▸ **TASK TO CARRY OUT**:
Report, word for word, every line of the material that contains "chart".

Records with drawing code:
▽

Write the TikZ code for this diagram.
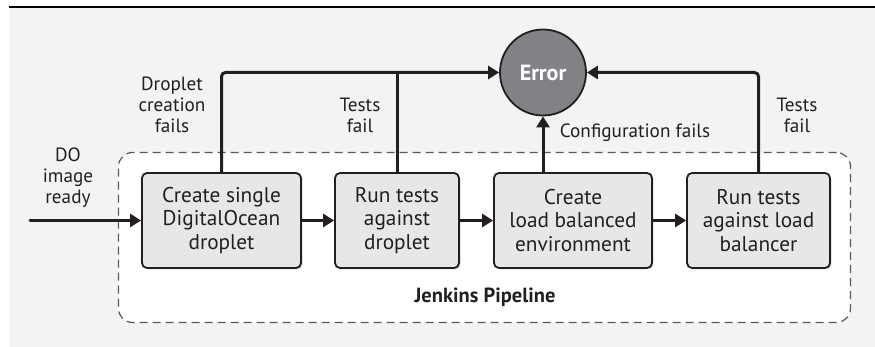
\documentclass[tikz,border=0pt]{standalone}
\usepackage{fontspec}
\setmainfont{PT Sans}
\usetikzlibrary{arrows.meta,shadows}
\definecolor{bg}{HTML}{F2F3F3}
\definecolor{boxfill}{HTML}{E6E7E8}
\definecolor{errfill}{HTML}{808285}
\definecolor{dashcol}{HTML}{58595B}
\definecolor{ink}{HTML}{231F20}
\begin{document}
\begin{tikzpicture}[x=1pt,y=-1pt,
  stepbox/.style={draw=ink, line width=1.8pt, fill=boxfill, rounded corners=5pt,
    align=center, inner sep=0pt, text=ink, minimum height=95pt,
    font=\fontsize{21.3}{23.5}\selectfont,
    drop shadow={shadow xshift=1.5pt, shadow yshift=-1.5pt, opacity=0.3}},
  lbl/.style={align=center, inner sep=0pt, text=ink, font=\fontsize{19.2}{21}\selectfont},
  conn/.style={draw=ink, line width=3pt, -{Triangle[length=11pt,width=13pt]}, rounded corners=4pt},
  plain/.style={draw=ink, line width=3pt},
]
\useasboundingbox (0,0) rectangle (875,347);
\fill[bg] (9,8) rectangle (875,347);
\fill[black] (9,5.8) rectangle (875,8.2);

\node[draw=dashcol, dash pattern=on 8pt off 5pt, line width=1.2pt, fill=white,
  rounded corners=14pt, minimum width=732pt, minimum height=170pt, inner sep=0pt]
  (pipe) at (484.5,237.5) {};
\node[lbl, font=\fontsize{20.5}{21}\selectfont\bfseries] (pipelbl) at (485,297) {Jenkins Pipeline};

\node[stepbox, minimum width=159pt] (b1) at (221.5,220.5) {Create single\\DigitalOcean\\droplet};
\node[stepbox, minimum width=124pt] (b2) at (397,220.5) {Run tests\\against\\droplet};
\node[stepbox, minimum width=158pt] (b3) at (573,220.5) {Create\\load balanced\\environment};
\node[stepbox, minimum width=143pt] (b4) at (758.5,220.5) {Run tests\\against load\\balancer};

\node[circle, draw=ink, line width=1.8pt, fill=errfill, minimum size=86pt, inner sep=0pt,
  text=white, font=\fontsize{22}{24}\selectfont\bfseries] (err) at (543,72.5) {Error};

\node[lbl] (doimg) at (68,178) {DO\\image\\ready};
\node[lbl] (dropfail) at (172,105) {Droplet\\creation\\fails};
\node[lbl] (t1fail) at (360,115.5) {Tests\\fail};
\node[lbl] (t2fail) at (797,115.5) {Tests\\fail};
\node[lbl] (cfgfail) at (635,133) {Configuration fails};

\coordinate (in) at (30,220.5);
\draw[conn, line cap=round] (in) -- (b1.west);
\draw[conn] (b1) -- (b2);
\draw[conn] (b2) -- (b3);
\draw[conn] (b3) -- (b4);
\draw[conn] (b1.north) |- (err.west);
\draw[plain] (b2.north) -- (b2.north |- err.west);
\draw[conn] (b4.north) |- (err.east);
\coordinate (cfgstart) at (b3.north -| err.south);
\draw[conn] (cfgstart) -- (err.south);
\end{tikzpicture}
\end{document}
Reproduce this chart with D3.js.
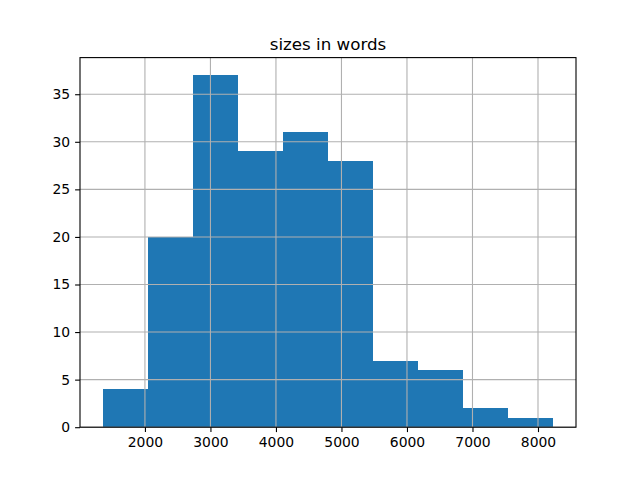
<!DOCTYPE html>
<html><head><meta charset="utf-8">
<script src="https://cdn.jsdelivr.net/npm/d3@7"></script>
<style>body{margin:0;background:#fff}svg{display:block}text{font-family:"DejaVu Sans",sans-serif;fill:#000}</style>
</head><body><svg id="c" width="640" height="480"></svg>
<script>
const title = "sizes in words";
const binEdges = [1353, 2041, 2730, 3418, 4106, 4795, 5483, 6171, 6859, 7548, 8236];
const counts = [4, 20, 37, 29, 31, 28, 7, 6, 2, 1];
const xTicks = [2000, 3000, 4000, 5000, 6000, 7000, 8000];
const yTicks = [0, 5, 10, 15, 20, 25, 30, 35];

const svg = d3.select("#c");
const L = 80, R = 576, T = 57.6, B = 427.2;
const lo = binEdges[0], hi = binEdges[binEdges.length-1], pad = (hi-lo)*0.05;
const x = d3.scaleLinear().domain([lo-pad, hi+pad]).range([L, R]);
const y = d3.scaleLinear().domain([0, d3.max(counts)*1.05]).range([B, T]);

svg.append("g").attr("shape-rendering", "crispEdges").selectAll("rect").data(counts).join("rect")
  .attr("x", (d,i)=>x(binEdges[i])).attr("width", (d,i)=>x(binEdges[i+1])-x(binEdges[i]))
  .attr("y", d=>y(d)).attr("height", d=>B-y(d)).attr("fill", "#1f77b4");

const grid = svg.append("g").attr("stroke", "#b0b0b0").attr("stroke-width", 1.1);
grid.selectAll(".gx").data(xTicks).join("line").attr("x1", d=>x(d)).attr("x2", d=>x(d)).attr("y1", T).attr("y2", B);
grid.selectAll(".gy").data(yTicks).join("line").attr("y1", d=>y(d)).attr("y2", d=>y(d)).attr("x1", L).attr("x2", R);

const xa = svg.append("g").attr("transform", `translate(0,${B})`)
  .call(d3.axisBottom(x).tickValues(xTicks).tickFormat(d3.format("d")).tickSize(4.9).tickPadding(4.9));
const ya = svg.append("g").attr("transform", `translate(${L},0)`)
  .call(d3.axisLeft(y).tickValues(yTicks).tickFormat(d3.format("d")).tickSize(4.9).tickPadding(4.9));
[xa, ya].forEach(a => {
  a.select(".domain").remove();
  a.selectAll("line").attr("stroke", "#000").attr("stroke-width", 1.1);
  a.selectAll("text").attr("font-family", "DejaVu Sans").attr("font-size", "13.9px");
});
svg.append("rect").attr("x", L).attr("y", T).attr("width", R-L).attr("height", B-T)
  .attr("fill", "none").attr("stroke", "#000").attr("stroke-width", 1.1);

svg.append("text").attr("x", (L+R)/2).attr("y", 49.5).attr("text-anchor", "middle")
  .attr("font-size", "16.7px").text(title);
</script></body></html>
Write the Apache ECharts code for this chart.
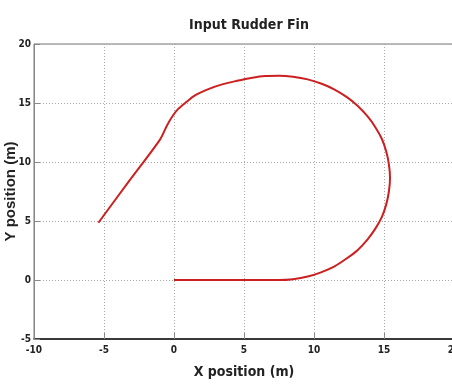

△

▸ **SOLUTION FOR THIS TASK**:
Reproduce this chart with D3.js.
Write the Apache ECharts code for this chart.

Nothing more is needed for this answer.